Free grace runs through the whole privilege of adoption. In civil adoption there is some worth and excellence in the person to be adopted; but there was no worth in us, neither beauty, nor parentage, nor virtue; nothing in us to move God to bestow the prerogative of sonship upon us. We have enough in us to move God to correct us, but nothing to move him to adopt us, therefore exalt free grace; … bless him with your praises who has blessed you in making you his sons and daughters. … Extol and magnify God’s mercy, who has adopted you into his family; who, of slaves, has made you sons; of heirs of hell, heirs of the promise.
–Thomas Watson, Puritan pastor
God’s choice to adopt us was not based on anything that God needed from us or any faith he foresaw in us. The basis of the Father’s choice to adopt particular people as his own children was sheer grace, overflowing from the inner life and love of the Trinity. This work of outrageous grace was an act of pure love that cost the Father the life of his Son. This sacrifice gained God nothing that he needed but, through this sacrifice, God purchased for every believer a status higher than anything we could ever deserve. That’s why the apostle John exulted in one of his letters, “See what great love the Father has lavished on us, that we should be called children of God!” (1 John 3:1).

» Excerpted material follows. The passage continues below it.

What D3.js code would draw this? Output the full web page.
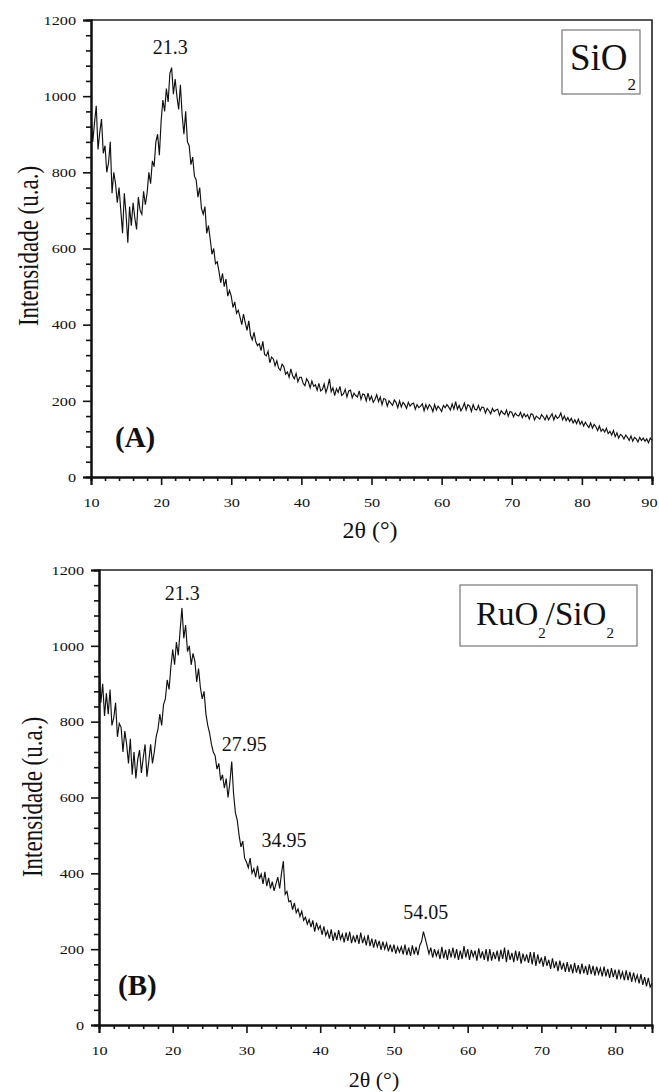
<!DOCTYPE html>
<html><head><meta charset="utf-8">
<script src="https://cdn.jsdelivr.net/npm/d3@7"></script>
<style>
body{margin:0;background:#fff}
text{font-family:"Liberation Serif","Times New Roman",serif;fill:#111}
</style>
</head><body>
<svg id="c" width="659" height="1092"></svg>
<script>
// ---- data ----
const angleStart = 10, angleStep = 0.25;
const sio2Intensity = [
955,880,930,975, 860,905,940,850, 870,800,825,880, 745,800,770,720, 760,700,640,745,
690,615,710,660, 720,680,650,735, 700,690,750,715, 745,800,770,830, 815,880,900,845,
935,990,960,1020, 985,1060,1075,1005, 1045,1000,965,1030, 950,900,960,880, 870,820,840,790,
780,735,760,705, 690,710,640,660, 625,585,600,560, 565,540,510,535, 500,520,475,490,
475,445,460,430, 438,420,400,428, 405,385,410,372, 360,380,355,345, 350,332,356,322,
318,330,300,315, 310,292,305,286, 280,296,290,270, 276,262,284,266, 258,272,250,262,
262,246,240,258, 250,234,252,238, 242,228,246,226, 230,244,222,236, 258,224,234,214,
232,222,238,214, 218,230,210,226, 228,208,220,214, 210,226,204,218, 216,200,220,202,
212,196,204,216, 198,210,190,206, 204,186,200,194, 188,202,196,182, 200,184,196,190,
180,196,186,192, 194,178,190,182, 186,192,174,190, 178,190,184,172, 190,176,186,180,
172,188,182,190, 184,176,192,178, 198,178,188,174, 182,194,176,190, 186,172,190,178,
176,188,174,184, 182,168,180,174, 166,180,172,176, 178,162,174,168, 164,176,160,172,
170,158,168,162, 160,170,156,166, 158,164,152,166, 164,150,160,156, 152,164,158,150,
162,150,158,166, 150,162,154,158, 168,150,160,148, 156,146,154,142, 150,140,152,138,
146,134,144,136, 130,142,128,138, 132,122,134,120, 126,118,128,114, 120,110,122,106,
116,102,112,108, 100,110,104,96, 108,94,104,100, 92,104,96,102, 94,100,90,102,
96];
const ruo2Intensity = [
960,850,900,815, 875,820,885,790, 810,850,760,795, 785,720,775,740, 690,755,660,720,
650,700,725,665, 705,740,655,695, 740,690,720,760, 780,820,790,845, 860,910,885,945,
990,950,1010,975, 1040,1100,1020,1055, 985,1000,950,980, 960,905,940,890, 860,880,820,790,
770,740,720,710, 675,690,645,660, 625,650,600,640, 695,610,560,540, 500,470,485,440,
430,415,440,400, 412,390,420,385, 398,372,404,366, 388,360,378,354, 372,390,360,400,
432,345,352,325, 328,304,322,296, 306,286,300,276, 284,266,278,258, 276,246,270,252,
262,238,260,236, 248,228,252,222, 244,224,250,226, 240,218,244,222, 246,216,236,218,
238,214,244,216, 232,210,238,208, 228,204,226,206, 222,198,220,200, 216,194,212,192,
212,188,206,192, 206,186,212,184, 204,182,210,186, 206,184,210,220, 246,228,208,188,
204,178,200,182, 196,174,206,176, 198,172,200,178, 204,176,200,172, 196,174,208,178,
200,172,198,180, 196,170,202,176, 194,172,200,168, 200,170,192,174, 196,168,198,174,
204,166,198,172, 190,166,196,170, 194,162,188,168, 186,164,192,160, 192,156,186,162,
178,154,182,156, 172,148,176,150, 168,142,170,146, 164,140,166,140, 160,136,164,138,
158,134,162,136, 156,132,160,134, 156,130,154,134, 150,128,154,128, 148,124,150,126,
146,120,146,124, 140,118,144,118, 140,114,138,116, 132,110,134,106, 126,102,124,100,
110];
const yTickValues = [0,200,400,600,800,1000,1200];
const xTickValuesA = [10,20,30,40,50,60,70,80,90];
const xTickValuesB = [10,20,30,40,50,60,70,80];
const peaksA = ["21.3"];
const peaksB = ["21.3","27.95","34.95","54.05"];
const yTitle = "Intensidade (u.a.)";
const xTitle = "2θ (°)";

// ---- layout ----
const panels = [
  {data:sio2Intensity, xDomain:[10,90], xTicks:xTickValuesA, peaks:peaksA,
   left:91, right:652, top:20, bottom:477, tag:"(A)", tagPos:[115,447],
   yTitlePos:[28,246], xTitlePos:[370,538], xTitleSize:24,
   peakLayout:[{dx:0,gap:14}],
   legend:{x:562,y:30,w:78,h:64, parts:[["SiO",null],["2","sub"]], size:37, sub:17, tx:570, base:70, subDy:20}},
  {data:ruo2Intensity, xDomain:[10,85], xTicks:xTickValuesB, peaks:peaksB,
   left:99, right:652, top:570, bottom:1025, tag:"(B)", tagPos:[118,995],
   yTitlePos:[32,797], xTitlePos:[374,1087], xTitleSize:22,
   peakLayout:[{dx:0,gap:8},{dx:13,gap:10},{dx:1,gap:14},{dx:2,gap:13}],
   legend:{x:460,y:585,w:177,h:61, parts:[["RuO",null],["2","sub"],["/SiO",null],["2","sub"]], size:33, sub:15, tx:476, base:625, subDy:13}}
];

const svg = d3.select("#c");

panels.forEach(p => {
  const x = d3.scaleLinear().domain(p.xDomain).range([p.left, p.right]);
  const y = d3.scaleLinear().domain([0,1200]).range([p.bottom, p.top]);
  const g = svg.append("g");
  const pts = p.data.map((v,i)=>[angleStart + i*angleStep, v]);

  // frame (top/right)
  g.append("path").attr("d", `M${p.left},${p.top}H${p.right}V${p.bottom}`)
    .attr("fill","none").attr("stroke","#222").attr("stroke-width",1.6);

  // curve
  g.append("path").datum(pts)
    .attr("d", d3.line().x(d=>x(d[0])).y(d=>y(d[1])))
    .attr("fill","none").attr("stroke","#111").attr("stroke-width",1.15);

  // y axis
  const minorY = d3.range(0,1201,40).filter(v=>v%200!==0);
  const ay = g.append("g").attr("transform",`translate(${p.left},0)`);
  ay.call(d3.axisLeft(y).tickValues(minorY).tickSize(5).tickFormat(""));
  const ayM = g.append("g").attr("transform",`translate(${p.left},0)`);
  ayM.call(d3.axisLeft(y).tickValues(yTickValues).tickSize(8).tickPadding(7).tickFormat(d3.format("d")));
  [ay, ayM].forEach(a=>{a.selectAll(".domain").attr("stroke","#111").attr("stroke-width",2);
    a.selectAll("line").attr("stroke","#111").attr("stroke-width",1.6);});
  ayM.selectAll("text").attr("font-size",13).attr("fill","#222")
    .attr("x",-15/1.25).attr("transform","scale(1.25,1)");

  // x axis
  const minorX = d3.range(p.xDomain[0], p.xDomain[1]+0.01, 2).filter(v=>v%10!==0);
  const ax = g.append("g").attr("transform",`translate(0,${p.bottom})`);
  ax.call(d3.axisBottom(x).tickValues(minorX).tickSize(4).tickFormat(""));
  const axM = g.append("g").attr("transform",`translate(0,${p.bottom})`);
  axM.call(d3.axisBottom(x).tickValues(p.xTicks).tickSize(8).tickPadding(12).tickFormat(d3.format("d")));
  [ax, axM].forEach(a=>{a.selectAll(".domain").attr("stroke","#111").attr("stroke-width",2);
    a.selectAll("line").attr("stroke","#111").attr("stroke-width",1.6);});
  axM.selectAll("text").attr("font-size",13).attr("fill","#222")
    .attr("transform","scale(1.25,1)").attr("dy","0.8em")
    .attr("dx", d => x(d) > p.right - 4 ? -2.5 : 0);

  // titles
  g.append("text").text(yTitle).attr("font-size",23).attr("text-anchor","middle")
    .attr("dominant-baseline","central")
    .attr("transform",`translate(${p.yTitlePos[0]},${p.yTitlePos[1]}) scale(1.3,1) rotate(-90)`);
  g.append("text").text(xTitle).attr("font-size",p.xTitleSize).attr("text-anchor","middle")
    .attr("x",p.xTitlePos[0]).attr("y",p.xTitlePos[1]);

  // panel tag
  g.append("text").text(p.tag).attr("font-size",29).attr("font-weight","bold")
    .attr("x",p.tagPos[0]).attr("y",p.tagPos[1]);

  // peak labels
  p.peaks.forEach((lab,i)=>{
    const ang = +lab;
    const near = pts.filter(d=>Math.abs(d[0]-ang)<=0.5);
    const top = d3.max(near, d=>d[1]);
    const L = p.peakLayout[i];
    g.append("text").text(lab).attr("font-size",20).attr("text-anchor","middle")
      .attr("x", x(ang)+L.dx).attr("y", y(top)-L.gap);
  });

  // legend box
  const lg = p.legend;
  g.append("rect").attr("x",lg.x).attr("y",lg.y).attr("width",lg.w).attr("height",lg.h)
    .attr("fill","#fff").attr("stroke","#777").attr("stroke-width",1.2);
  const t = g.append("text").attr("x",lg.tx).attr("y",lg.base).attr("font-size",lg.size);
  lg.parts.forEach(([s,kind])=>{
    const ts = t.append("tspan").text(s);
    if(kind==="sub") ts.attr("font-size",lg.sub).attr("dy",lg.subDy);
    else ts.attr("dy", t.selectAll("tspan").size()>1 ? -lg.subDy : 0);
  });
});
</script>
</body></html>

In a recent Desiring God blog post, Dan Cruver writes these words:
“The eternal Trinity — Father, Son, and Holy Spirit — existed forever in the communion of love before time began. But when the three Persons of the Trinity created the heavens and the earth, the story of the Trinity broke into human history and changed everything. It became the Story behind the story of creation and of God’s gracious mission in the world to expand his family by billions of children through his work of adoption. Suddenly, adoption has become infinitely greater than the universe itself for that reason alone.”
Adoption is central to the grand narrative of God’s interaction with humanity. Cruver goes on to say,
“This Story is the reality that changes everything. It envelops the universe, dwarves it, in fact; but not only does it envelop the universe, it also empowers its inhabitants to participate within the mission of God.”